Literary studies finds itself today at a double crossroads: as trans-formative digital humanities practice becomes increasingly accepted and visible in our research and curricula, so, even in more traditional methods of inquiry, has the unit of the “trans-” gained traction. Transnational, transatlantic, trans-periodic, transgender, and translational issues, to name but a few, increasingly structure and energize our readings and re-readings of literary texts. With this panel, we seek to move beyond a ruptural understanding of DH, with its underlying anxiety about disciplinary change, and to explore instead the potential continuities between humanities computing and existing methods.
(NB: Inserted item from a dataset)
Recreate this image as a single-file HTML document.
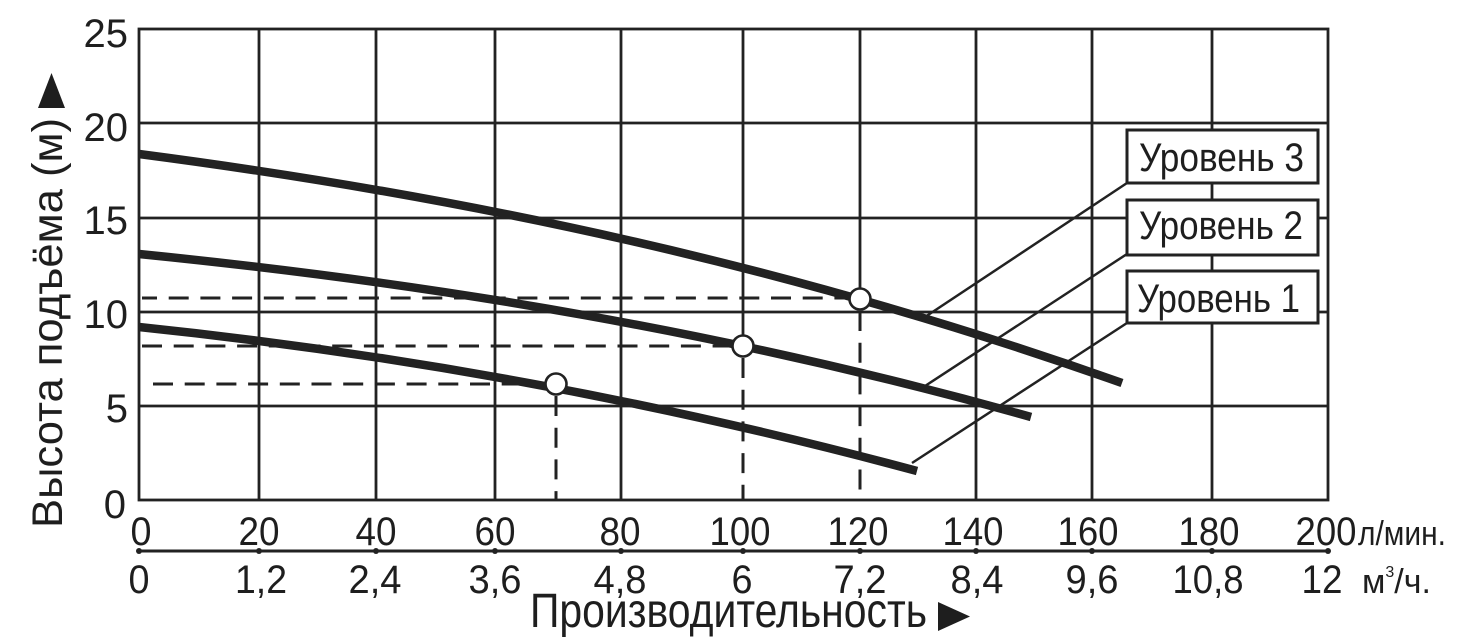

How, we might ask, has DH built upon other trans-formative “turns” in the humanities that preceded it, and which have sought to capture how the literary combines and circulates through worlds, local and global, digital or otherwise?
Given this framework, we are especially interested in submissions that think DH together with postcolonial theory, globalization studies, sexuality studies, or across national, periodic and generic boundaries. More broadly, the panel solicits reports on research that lies at the intersection between digital technologies and traditional humanities inquiry. Topics may include but are not limited to digital scholarly editions, electronic literature, distant reading, crowd-sourcing, digitization initiatives, social network analysis, gaming, mapping and visualization tools, and topic modeling. How do these DH applications trans-form our knowledge production, disciplines, and teaching, while also preserving important points of contact and continuity with the theoretical approaches that have guided the humanities over the last 25 years?